Anyone re-bake clay granuels with fertz solution, how fast would it release into a tank?
Would this be a longer lasting method of feeding the plants?


----------



## kirk (6 Feb 2015)

Some has definitely done it on here. It was an interesting thread, I'm trying to find it.  Think it was darrels soil thread dw1305


----------



## dw1305 (7 Feb 2015)

Hi all, 
This thread <"http://www.ukaps.org/forum/threads/darrells-dw1305s-soil-thread.11579/">.

cheers Darrel


----------



## Jay1 (8 Feb 2015)

Great reading over the weekend fellas!
I'm going for moler clay @ 65P per litre will do a controlled test in distilled 2ltr plastic bottles.
As for salts Ive got to try and mix a decent solution and see if they will obsorb well but being clay it should and then bake it till it tries, only question is controlled environment testing?
1) Stick four plants into the same tank with filter running no fish!
2) Stick one each into the tank, but that would take me about two to three months for any results?
3) Leave them in the open air, but fill the distilled bottles with just tap water? 

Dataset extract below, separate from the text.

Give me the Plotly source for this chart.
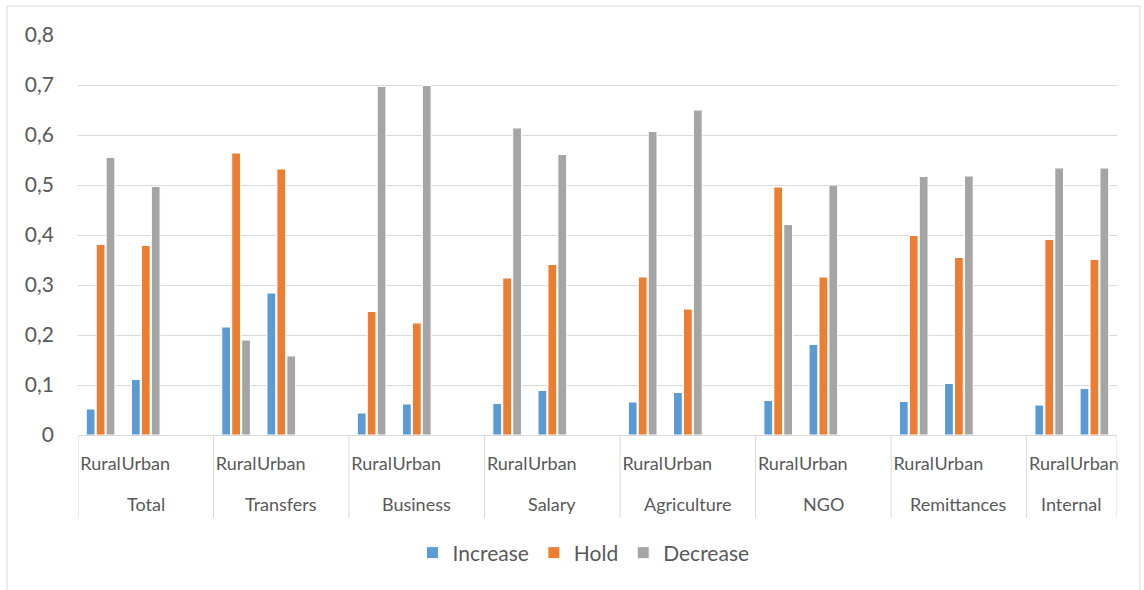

I can cheat and buy some Osmocote


----------



## Jay1 (11 Feb 2015)

Got this stuff in and its good harder than Akadama substrate.
Hardly any dust two rises and it started to clear fast!


----------



## Jay1 (14 Mar 2015)

Hey guys I'm going to bake some of this stuff as I want to use it on my next scape.
The question are
Which fertz powders should I use and at what strengths? I know some people say X10, but interms of grams per litre what are we looking at and roughly how long would it last? 
Cheers
Jay


----------